Camels trample the soil in the semiarid Sahel as they move to water holes such as this one in Chad.

The Sahel runs 3862 km (2,400 miles) from the Atlantic Ocean in the west to the Red Sea in the east, in a belt that varies from several hundred to a thousand kilometers (620 miles) in width, covering an area of 3,053,200 square kilometers (1,178,800 square miles). It is a transitional ecoregion of semi-arid grasslands, savannas, steppes, and thorn shrublands lying between the wooded Sudanian savanna to the south and the Sahara to the north.[1]

The lush green of the rainy season Sahelian forest, along the Bamako-Kayes Road in Mali. The trees in foreground are Acacia. Note the large Baobab tree

The topography of the Sahel is mainly flat, and the region mostly lies between 200 and 400 meters elevation. Several isolated plateaus and mountain ranges rise from the Sahel, but are designated as separate ecoregions because their flora and fauna are distinct from the surrounding lowlands. Annual rainfall varies from around 200 mm in the north of the Sahel to around 600 mm in the south.[1]

Over the history of Africa the region has been home to some of the most advanced kingdoms benefiting from trade across the desert. Collectively these states are known as the Sahelian kingdoms.

Flora and fauna

The Sahel is mostly covered in grassland and savanna, with areas of woodland and shrubland. Grass cover is fairly continuous across the region, dominated by annual grass species such as Cenchrus biflorus, Schoenefeldia gracilis, and Aristida stipoides. Species of Acacia are the dominant trees, with Acacia tortilis the most common, along with Acacia senegal and Acacia laeta. Other tree species include Commiphora africana, Balanites aegyptiaca, Faidherbia albida, and Boscia senegalensis. In the northern part of the Sahel, areas of desert shrub, including Panicum turgidum and Aristida sieberana, alternate with areas of grassland and savanna. During the long dry season, many trees lose their leaves, and the predominantly annual grasses die.

The Sahel was formerly home to large populations of grazing mammals, including the Scimitar-horned Oryx (Oryx dammah), Dama Gazelle (Gazella dama), Dorcas Gazelle (Gazella dorcas) and Red-fronted Gazelle (Gazella rufifrons), and Bubal Hartebeest (Alcelaphus busephalus buselaphus), along with large predators like the African Wild Dog (Lycaon pictus), Cheetah (Acinonyx jubatus), and Lion (Panthera leo). The larger species have been greatly reduced in number by over-hunting and competition with livestock, and several species are vulnerable (Dorcas Gazelle and Red-fronted Gazelle), endangered (Dama Gazelle, African Wild Dog, cheetah, lion), or extinct (the Scimitar-horned Oryx is probably extinct in the wild, and the Bubal Hartebeest is extinct).

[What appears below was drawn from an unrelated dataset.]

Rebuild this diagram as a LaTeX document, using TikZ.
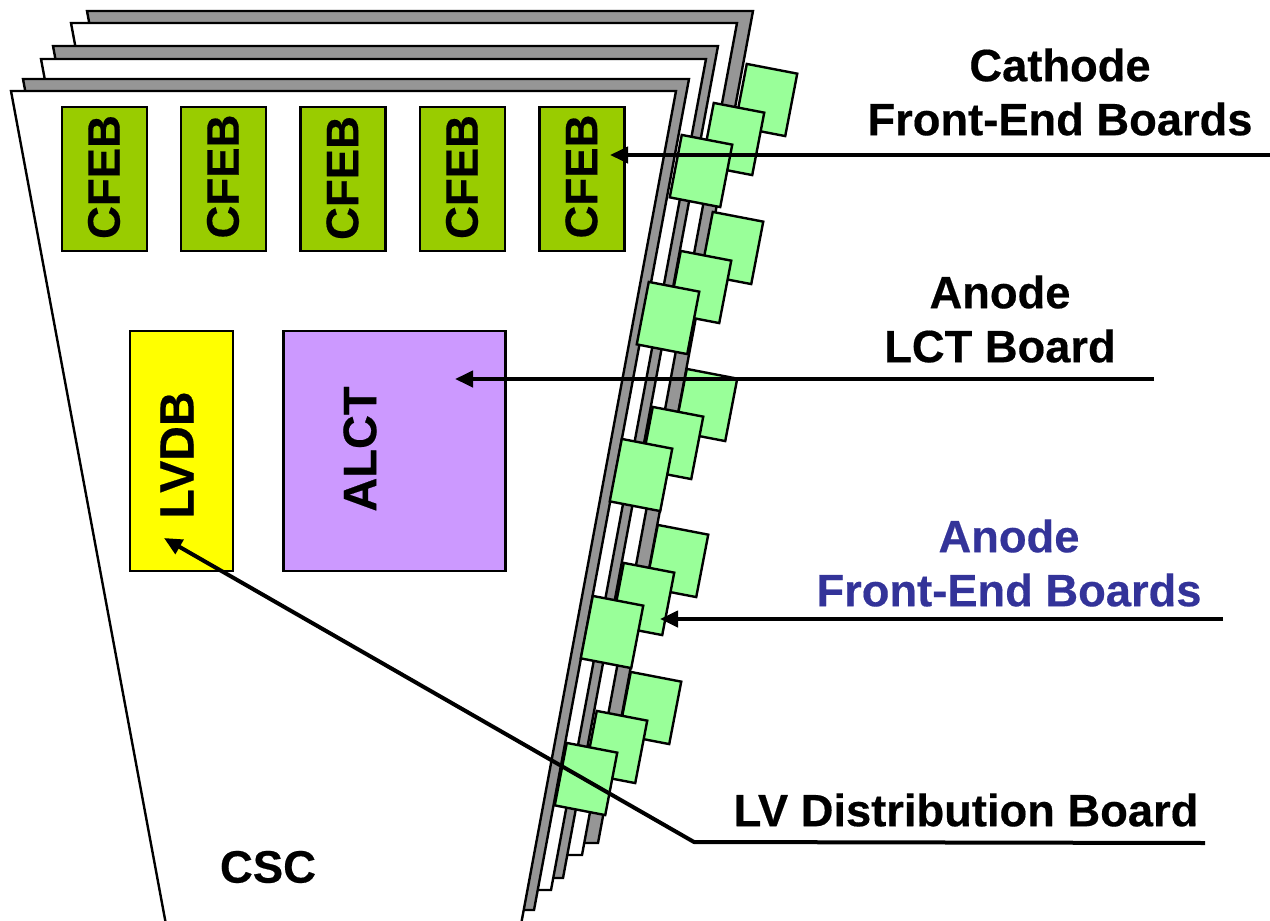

The seasonal wetlands of the Sahel are important for migratory birds moving within Africa and on the African-Eurasian flyways.[1]

Early agriculture

The first instances of domestication of plants for agricultural purposes in Africa occurred in the Sahel region circa 5000 BCE, when sorghum and African Rice (Oryza glaberrima) began to be cultivated. Around this time, and in the same region, the small Guineafowl were domesticated.

Around 4000 BCE the climate of the Sahara and the Sahel started to become drier at an exceedingly fast pace. This climate change caused lakes and rivers to shrink rather significantly and caused increasing desertification. This, in turn, decreased the amount of land conducive to settlements and helped to cause migrations of farming communities to the more humid climate of West Africa.[2]

Transhumance

Sahel people with livestock and azawakh dogs

Traditionally, most of the people in the Sahel have been semi-nomads, farming and raising livestock in a system of transhumance, which is probably the most sustainable way of utilizing the Sahel. The difference between the dry north with higher levels of soil-nutrients and the wetter south is utilized so that the herds graze on high quality feed in the North during the wet season, and trek several hundred kilometers down to the south, to graze on more abundant, but less nutritious feed during the dry period. Increased permanent settlement and pastoralism in fertile areas has been the source of conflicts with traditional nomadic herders.

Sahelian kingdoms

The Sahelian kingdoms were a series of empires, based in the Sahel, which had many similarities. The wealth of the states came from controlling the Trans-Saharan trade routes across the desert. Their power came from having large pack animals like camels and horses that were fast enough to keep a large empire under central control and were also useful in battle. All of these empires were also quite decentralized with member cities having a great deal of autonomy. The first large Sahelian kingdoms emerged after 750, and supported several large trading cities in the Niger Bend region, including Timbuktu, Gao, and Djenné.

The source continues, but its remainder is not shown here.